- _REQUIRED TASK_
Can you write out every line from the start of the records below through the line containing "(0,0) rectangle (1243,920);", leaving out any pictures?

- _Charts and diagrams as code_
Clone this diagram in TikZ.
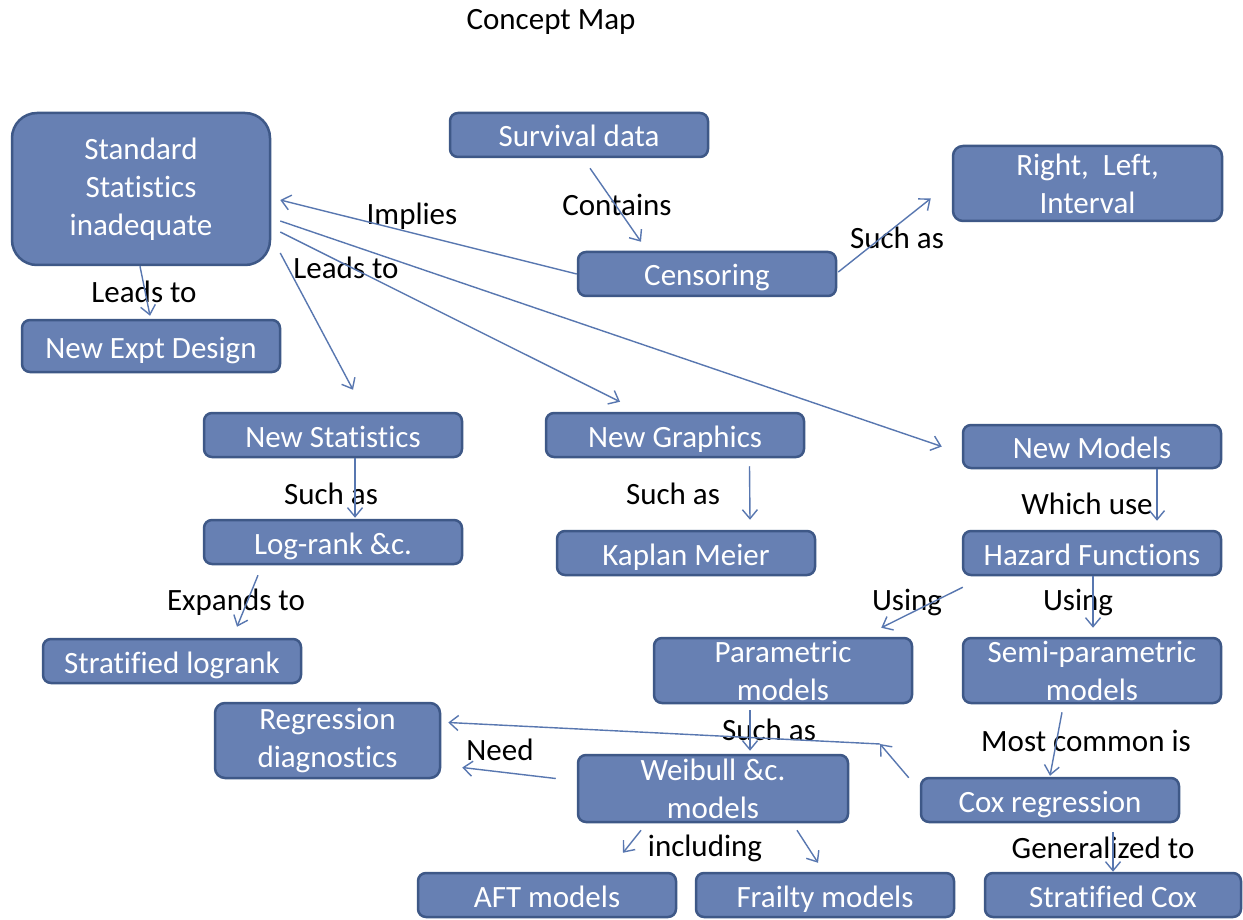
\documentclass[tikz,border=0pt]{standalone}
\usepackage{fontspec}
\setmainfont{Carlito}[Ligatures={NoCommon}]
\usetikzlibrary{arrows.meta,calc}
\definecolor{boxfill}{RGB}{103,128,179}
\definecolor{boxline}{RGB}{62,88,135}
\definecolor{arrowc}{RGB}{88,119,176}
\begin{document}
\begin{tikzpicture}[x=1pt,y=-1pt,
  box/.style={draw=boxline, line width=2.5pt, fill=boxfill, rounded corners=8pt,
    text=white, font=\fontsize{31}{38}\selectfont, align=center, inner sep=0pt},
  onebox/.style={box, text height=24pt, text depth=0pt},
  lab/.style={text=black, font=\fontsize{31}{38}\selectfont, inner sep=0pt},
  arr/.style={draw=arrowc, line width=1.4pt, -{Straight Barb[length=9pt,width=15pt]}}]
\useasboundingbox[fill=white] (0,0) rectangle (1243,920);

% boxes
\node[box, minimum width=258pt, minimum height=152pt, rounded corners=25pt] (std) at (141,189) {Standard\\Statistics\\inadequate};
\node[onebox, minimum width=258pt, minimum height=44pt] (surv) at (579,135) {Survival data};
\node[box, minimum width=269pt, minimum height=75pt, rounded corners=10pt] (rl) at (1087.5,183.5) {Right,\ \ Left,\\Interval};
\node[onebox, minimum width=258pt, minimum height=44pt] (cens) at (707,274) {Censoring};
\node[onebox, minimum width=258pt, minimum height=52pt] (ned) at (151,346) {New Expt Design};
\node[onebox, minimum width=258pt, minimum height=44pt] (nstat) at (333,435) {New Statistics};
\node[onebox, minimum width=258pt, minimum height=44pt] (ngr) at (675,435) {New Graphics};
\node[onebox, minimum width=258pt, minimum height=43pt] (nmod) at (1092,446.5) {New Models};
\node[onebox, minimum width=258pt, minimum height=44pt] (lr) at (333,542) {Log-rank \&c.};
\node[onebox, minimum width=258pt, minimum height=44pt] (km) at (686,553) {Kaplan Meier};
\node[onebox, minimum width=258pt, minimum height=44pt] (haz) at (1092,553) {Hazard Functions};
\node[onebox, minimum width=258pt, minimum height=44pt] (slr) at (172,661) {Stratified logrank};
\node[box, minimum width=258pt, minimum height=65pt] (par) at (783,670.5) {Parametric\\models};
\node[box, minimum width=258pt, minimum height=65pt] (semi) at (1092,670.5) {Semi-parametric\\models};
\node[box, minimum width=225pt, minimum height=75pt, rounded corners=10pt] (reg) at (327.5,740.5) {Regression\\diagnostics};
\node[box, minimum width=270pt, minimum height=67pt] (wei) at (713,788.5) {Weibull \&c.\\models};
\node[onebox, minimum width=258pt, minimum height=44pt] (cox) at (1050,800) {Cox regression};
\node[onebox, minimum width=258pt, minimum height=44pt] (aft) at (547,895) {AFT models};
\node[onebox, minimum width=258pt, minimum height=44pt] (frail) at (825,895) {Frailty models};
\node[onebox, minimum width=256pt, minimum height=44pt] (scox) at (1113,895) {Stratified Cox};

% labels
\node[lab] (title) at (551,22) {Concept Map};
\node[lab] (l1) at (144,292) {Leads to};
\node[lab] (l2) at (412,216) {Implies};
\node[lab] (l3) at (346,268) {Leads to};
\node[lab] (l4) at (617,205) {Contains};
\node[lab] (l5) at (897,238) {Such as};
\node[lab] (l6) at (331,494) {Such as};
\node[lab] (l7) at (673,494) {Such as};
\node[lab] (l8) at (1087,504) {Which use};
\node[lab] (l9) at (236,602) {Expands to};
\node[lab] (l10) at (907,602) {Using};
\node[lab] (l11) at (1078,602) {Using};
\node[lab] (l12) at (769,730) {Such as};
\node[lab] (l13) at (1086,741) {Most common is};
\node[lab] (l14) at (500,750) {Need};
\node[lab] (l15) at (705,848) {including};
\node[lab] (l16) at (1103,848) {Generalized to};

% connectors
\draw[arr] ($(std.south)+(-1,0)$) -- ($(ned.north)+(-1,-3)$);
\draw[arr] (cens.west) -- ($(std.east)+(9,11)$);
\draw[arr] ($(std.east)+(9,32)$) -- ($(nmod.west)+(-20,0)$);
\draw[arr] ($(std.east)+(9,43)$) -- ($(ngr.north)+(-55,-10)$);
\draw[arr] ($(std.east)+(9,64)$) -- ($(nstat.north)+(20,-22)$);
\draw[arr] ($(surv.south)+(11,10)$) -- ($(cens.north)+(-66,-9)$);
\draw[arr] ($(cens.east)+(1,-2)$) -- ($(rl.west)+(-21,15)$);
\draw[arr] ($(nstat.south)+(22,0)$) -- ($(lr.north)+(22,-1)$);
\draw[arr] ($(ngr.south)+(74.5,8)$) -- ($(km.north)+(64,-10)$);
\draw[arr] ($(nmod.south)+(65,0)$) -- ($(haz.north)+(65,-9)$);
\draw[arr] ($(lr.south)+(-75,10)$) -- ($(slr.north)+(65,-11)$);
\draw[arr] ($(haz.south west)+(1,11)$) -- ($(par.north east)+(-32,-9)$);
\draw[arr] ($(haz.south)+(1,0)$) -- ($(semi.north)+(1,-9)$);
\draw[arr] ($(par.south)+(-33,6)$) -- ($(wei.north)+(37,-3)$);
\draw[arr] ($(semi.south)+(-30,8)$) -- ($(cox.north)+(0,-1)$);
\coordinate (bend) at (880,744);
\draw[arr] ($(cox.north west)+(-11,1)$) -- (bend);
\draw[arr] (bend) -- ($(reg.east)+(7,-18)$);
\draw[arr] ($(wei.west)+(-21,-10)$) -- ($(reg.east)+(21,27)$);
\draw[arr] ($(wei.south)+(-72,7)$) -- ($(aft.north)+(76,-19)$);
\draw[arr] ($(wei.south)+(84,7)$) -- ($(frail.north)+(-7,-9)$);
\draw[arr] ($(cox.south)+(63,9)$) -- ($(scox.north)+(0,0)$);
\end{tikzpicture}
\end{document}
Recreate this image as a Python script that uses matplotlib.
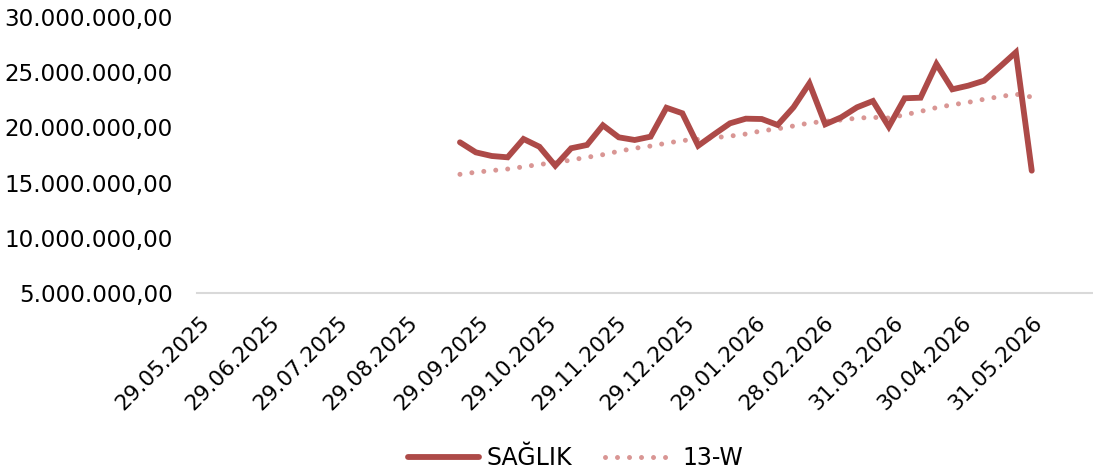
import matplotlib
matplotlib.use("Agg")
import matplotlib.pyplot as plt
import matplotlib.dates as mdates
import matplotlib.ticker as mticker
import numpy as np
import datetime as dt

# ---- data ----
start_date = dt.date(2025, 9, 21)
n_weeks = 37
dates = [start_date + dt.timedelta(days=7 * i) for i in range(n_weeks)]

saglik = [18.65, 17.74, 17.41, 17.29, 18.95, 18.25, 16.53, 18.11, 18.41, 20.19,
          19.10, 18.86, 19.16, 21.78, 21.28, 18.34, 19.37, 20.37, 20.79, 20.76,
          20.22, 21.82, 23.99, 20.28, 20.91, 21.82, 22.39, 20.06, 22.64, 22.69,
          25.74, 23.45, 23.78, 24.23, 25.50, 26.80, 16.08]
saglik = [v * 1e6 for v in saglik]

w13 = [15.75, 15.94, 16.09, 16.23, 16.43, 16.65, 16.79, 17.05, 17.29, 17.53,
       17.84, 18.11, 18.31, 18.57, 18.81, 18.92, 19.07, 19.21, 19.40, 19.69,
       19.87, 20.13, 20.40, 20.55, 20.67, 20.84, 20.91, 20.85, 21.14, 21.45,
       21.79, 22.05, 22.27, 22.55, 22.79, 23.01, 22.75]
w13 = [v * 1e6 for v in w13]

tick_dates = [dt.date(2025, 5, 29), dt.date(2025, 6, 29), dt.date(2025, 7, 29),
              dt.date(2025, 8, 29), dt.date(2025, 9, 29), dt.date(2025, 10, 29),
              dt.date(2025, 11, 29), dt.date(2025, 12, 29), dt.date(2026, 1, 29),
              dt.date(2026, 2, 28), dt.date(2026, 3, 31), dt.date(2026, 4, 30),
              dt.date(2026, 5, 31)]
tick_labels = [d.strftime("%d.%m.%Y") for d in tick_dates]

y_ticks = [5e6, 10e6, 15e6, 20e6, 25e6, 30e6]

# ---- figure ----
plt.rcParams['font.family'] = ['DejaVu Sans']
W, H = 1093, 473
fig = plt.figure(figsize=(W / 100, H / 100), dpi=100)
ax = fig.add_axes([197 / W, 1 - 293 / H, (W - 197) / W, (293 - 17) / H])

red = '#AD4A48'
pink = '#D99694'

ax.plot(dates, w13, color=pink, lw=3.6, linestyle=(0, (0.001, 2.4)),
        dash_capstyle='round', label='13-W', zorder=2)
ax.plot(dates, saglik, color=red, lw=4.2, solid_capstyle='round',
        solid_joinstyle='miter', label='SAĞLIK', zorder=3)

x0 = mdates.date2num(dt.date(2025, 5, 29))
ax.set_xlim(x0 - 0.9, x0 + 394.0)
ax.set_ylim(5e6, 30e6)

ax.set_yticks(y_ticks)
ax.yaxis.set_major_formatter(mticker.FuncFormatter(
    lambda v, p: f"{v:,.2f}".replace(",", "X").replace(".", ",").replace("X", ".")))
ax.set_xticks([mdates.date2num(d) for d in tick_dates])
ax.set_xticklabels(tick_labels, rotation=45, ha='right', va='top',
                   rotation_mode='anchor')

ax.tick_params(axis='both', length=0, colors='black')
ax.tick_params(axis='y', pad=17.5, labelsize=16.6)
ax.tick_params(axis='x', pad=14, labelsize=15.5)

for s in ['top', 'right', 'left']:
    ax.spines[s].set_visible(False)
ax.spines['bottom'].set_color('#D9D9D9')
ax.spines['bottom'].set_linewidth(1.5)
ax.spines['bottom'].set_zorder(1)

handles, labels = ax.get_legend_handles_labels()
leg = fig.legend(handles[::-1], labels[::-1], loc='center', bbox_to_anchor=(0.527, 1 - 458 / H),
                 ncol=2, frameon=False, fontsize=17, handlelength=3.0,
                 columnspacing=1.4, handletextpad=0.3)

fig.savefig('out.png', dpi=100)
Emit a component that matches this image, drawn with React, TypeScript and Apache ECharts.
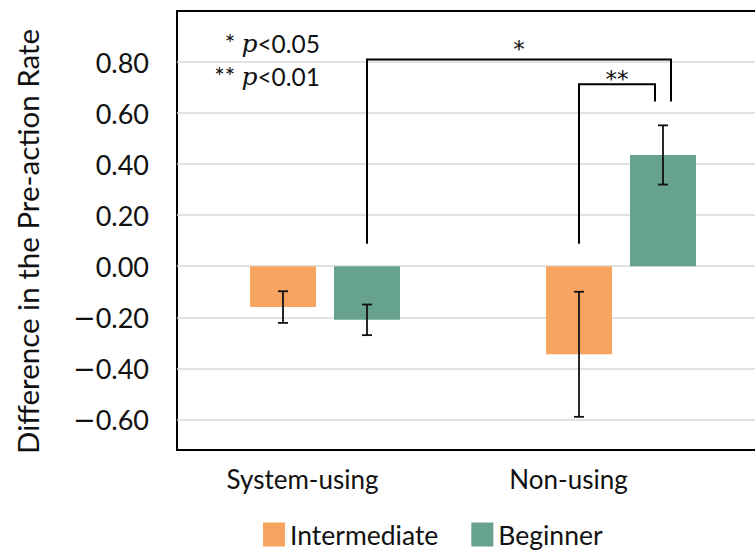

- _CORRECT RESULT_
Clone this diagram in TikZ.
\documentclass[tikz,border=0pt]{standalone}
\usepackage{fontspec}
\setmainfont{Carlito}[Ligatures={NoCommon}]
\usetikzlibrary{arrows.meta,calc}
\definecolor{boxfill}{RGB}{103,128,179}
\definecolor{boxline}{RGB}{62,88,135}
\definecolor{arrowc}{RGB}{88,119,176}
\begin{document}
\begin{tikzpicture}[x=1pt,y=-1pt,
  box/.style={draw=boxline, line width=2.5pt, fill=boxfill, rounded corners=8pt,
    text=white, font=\fontsize{31}{38}\selectfont, align=center, inner sep=0pt},
  onebox/.style={box, text height=24pt, text depth=0pt},
  lab/.style={text=black, font=\fontsize{31}{38}\selectfont, inner sep=0pt},
  arr/.style={draw=arrowc, line width=1.4pt, -{Straight Barb[length=9pt,width=15pt]}}]
\useasboundingbox[fill=white] (0,0) rectangle (1243,920);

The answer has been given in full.